Prior to Fall 2015, the Qualifying Examination was given in three (3) sections: mathematics, a major area, and a minor area.  The major and minor examinations consisted of 6 questions each, with the student answering all 6 for the major exam and selecting 4 for the minor exam.  The mathematics exam consisted of 5 questions.  A list of potential topics for the subject examinations can be found here:  Mechanical Engineering PhD Qualifying Examination Topics List.  PhD students enrolled prior to Fall 2015 may elect to take the new qualifying examination or continue with the old format.  All PhD students beginning their programs in Fall 2015 or later must take the new (thematic area) qualifying examination.
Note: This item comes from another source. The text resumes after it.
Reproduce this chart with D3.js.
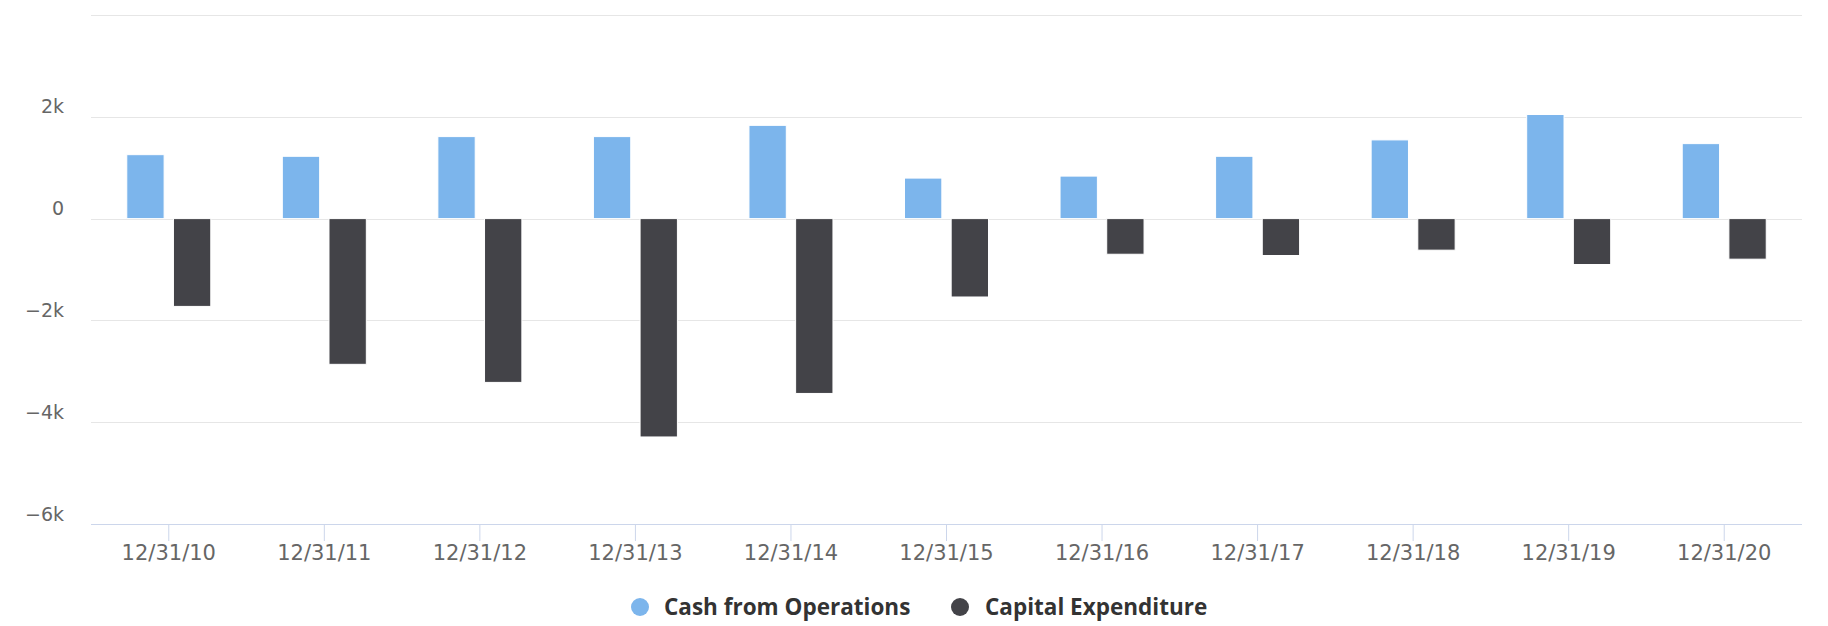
<!DOCTYPE html>
<html>
<head>
<meta charset="utf-8">
<script src="https://cdnjs.cloudflare.com/ajax/libs/d3/7.8.5/d3.min.js"></script>
<style>
  html, body { margin: 0; padding: 0; background: #fff; }
  svg { display: block; }
</style>
</head>
<body>
<svg id="chart" width="1828" height="626"></svg>
<script>
// ---- data ----
const categories = ["12/31/10","12/31/11","12/31/12","12/31/13","12/31/14","12/31/15","12/31/16","12/31/17","12/31/18","12/31/19","12/31/20"];
const cashFromOperations = [1256, 1224, 1611, 1611, 1832, 796, 835, 1224, 1546, 2045, 1473];
const capitalExpenditure = [-1725, -2863, -3218, -4290, -3435, -1540, -700, -725, -620, -902, -797];
const seriesNames = ["Cash from Operations", "Capital Expenditure"];
const seriesColors = ["#7cb5ec", "#434348"];
const gridTicks = [4000, 2000, 0, -2000, -4000, -6000];
const labelTicks = [2000, 0, -2000, -4000, -6000];
const tickLabels = ["2k", "0", "\u22122k", "\u22124k", "\u22126k"];

// ---- layout ----
const plot = { left: 91, right: 1802, top: 15, bottom: 524 };
const svg = d3.select("#chart");
const axisFont = "'DejaVu Sans', sans-serif";
const legendFont = "'Open Sans', 'DejaVu Sans', sans-serif";

const x = d3.scaleBand().domain(categories).range([plot.left, plot.right]).paddingInner(0).paddingOuter(0);
// group padding 0.2, point padding 0.1
const groupPad = 0.2 * x.bandwidth();
const pointW = (x.bandwidth() - 2 * groupPad) / 2;
const barW = pointW * 0.8;

const y = d3.scaleLinear().domain([-6000, 4000]).range([plot.bottom, plot.top]);

// grid lines
svg.append("g").selectAll("line").data(gridTicks).join("line")
  .attr("x1", plot.left).attr("x2", plot.right)
  .attr("y1", d => Math.round(y(d)) + 0.5).attr("y2", d => Math.round(y(d)) + 0.5)
  .attr("stroke", "#e6e6e6").attr("stroke-width", 1);

// y axis labels
const yAxis = d3.axisLeft(y).tickValues(labelTicks).tickSize(0).tickPadding(0)
  .tickFormat((d, i) => tickLabels[i]);
const gy = svg.append("g").attr("transform", `translate(${64},0)`).call(yAxis);
gy.select(".domain").remove();
gy.selectAll("text").attr("font-family", axisFont).attr("font-size", 19).attr("fill", "#666")
  .attr("dy", null).attr("y", -4).attr("dominant-baseline", "auto");

// bars
const allSeries = [cashFromOperations, capitalExpenditure];
allSeries.forEach((vals, si) => {
  svg.append("g").selectAll("rect").data(vals).join("rect")
    .attr("x", (d, i) => x(categories[i]) + groupPad + si * pointW + pointW * 0.1)
    .attr("width", barW)
    .attr("y", d => y(Math.max(0, d)))
    .attr("height", d => Math.abs(y(d) - y(0)))
    .attr("fill", seriesColors[si])
    .attr("stroke", "#ffffff").attr("stroke-width", 1);
});

// x axis
const xAxis = d3.axisBottom(x).tickSize(16).tickPadding(4);
const gx = svg.append("g").attr("transform", `translate(0,${plot.bottom})`).call(xAxis);
gx.select(".domain").attr("stroke", "#ccd6eb").attr("stroke-width", 1)
  .attr("d", `M${plot.left},0.5H${plot.right}`);
gx.selectAll(".tick line").attr("stroke", "#ccd6eb").attr("y2", 17);
gx.selectAll(".tick text").attr("font-family", axisFont).attr("font-size", 21).attr("fill", "#666")
  .attr("dy", null).attr("y", 36);

// legend
const legendItems = [
  { name: seriesNames[0], color: seriesColors[0], cx: 640, tx: 664 },
  { name: seriesNames[1], color: seriesColors[1], cx: 960, tx: 985 }
];
const lg = svg.append("g");
legendItems.forEach(it => {
  lg.append("circle").attr("cx", it.cx).attr("cy", 607).attr("r", 9).attr("fill", it.color);
  lg.append("text").attr("x", it.tx).attr("y", 615).text(it.name)
    .attr("font-family", legendFont).attr("font-weight", "bold").attr("font-size", 22.5).attr("fill", "#333");
});
</script>
</body>
</html>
If a student passes the major and the math sections of the old Qualifying Examination, but does not pass the minor section, the Graduate Committee may allow the student to pass IF the combined overall average of all three sections is greater than 70%.  Additional conditions, such as recommending further coursework, may be imposed by the Graduate Committee in such cases.

A student who fails one or two sections of the old Qualifying Examination on the first attempt will be given an opportunity to pass those sections the next time the exam is offered.  The Graduate Committee may recommend that the student retake only the portion of the exam that he/she failed and, in consultation with the student’s advisor, may also require that the student take or retake courses appropriate for building the knowledge base required to pass the exam.

A student who fails any section of the Qualifying Examination for a second time is no longer eligible for departmental financial support (except as a Graduate Research Assistant through his/her advisor) until all three sections are passed.  A student who fails all three sections of the exam for a second time may be required to withdraw from the Ph.D. program.